Un sentido del humor estridente y malévolo y una sensación de hipnótica ligereza

Esta primera parte se podría definir como la versión de Sorrentino del demencial Saló berlusconiano, el de las fiestas “bunga bunga”, lleno de individuos esperpénticos y envilecidos que se mueven en la corte del magnate en busca de dinero, sexo, influencias o, por así expresarlo, una ilusión de inmortalidad en virtud de todo lo anterior. Las características del cine del napolitano se perciben en cada secuencia: su sentido del humor estridente y malévolo, su talento para la sátira, y su estilizadísima narrativa, con esa sensación de ingravidez, de hipnótica ligereza.

Berlusconi, según la interpretación de Sorrentino, es algo así como un eterno adolescente, un gran egocéntrico dotado de una agudísima penetración psicológica, un manipulador nato para el que todo es un juego y no existe ningún principio ético rector.

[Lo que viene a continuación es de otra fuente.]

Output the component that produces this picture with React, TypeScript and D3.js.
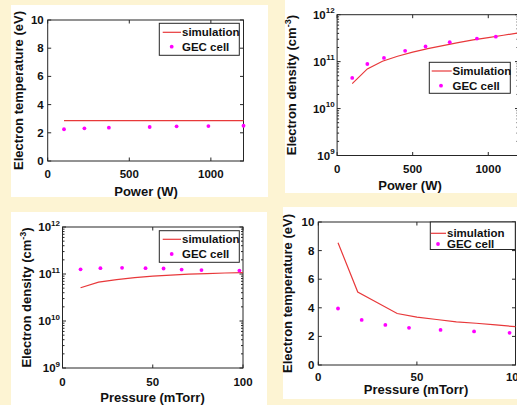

No es extraño, pues, que se esforzara tanto en infantilizar a sus conciudadanos a través de su poder mediático (y de paso a los españoles, gracias a sus apéndices televisivos en nuestro país), ofreciéndoles toneladas de diversión de baja estofa, un continuo espectáculo grotesco que empezaba en el pináculo del poder.

En su segunda mitad, la película se centra más en su intimidad, o al menos en lo que puede entender por intimidad un sujeto tan furiosamente extrovertido, que parece vivir en un reality sin fin, situándolo al comienzo de su decadencia, cuando los problemas políticos y las causas judiciales se acumulan; y además, su esposa (Elena Sofia Ricci) amenaza con el divorcio. Como sucedía con el Andreotti de Il Divo, se trata de un personaje monstruoso, pero a la vez tan astuto y seductor que uno queda fascinado; y aún en contra de sus convicciones, el espectador comprende cómo pudo llegar a fascinar a todo un país que lo llevó, democráticamente, al poder.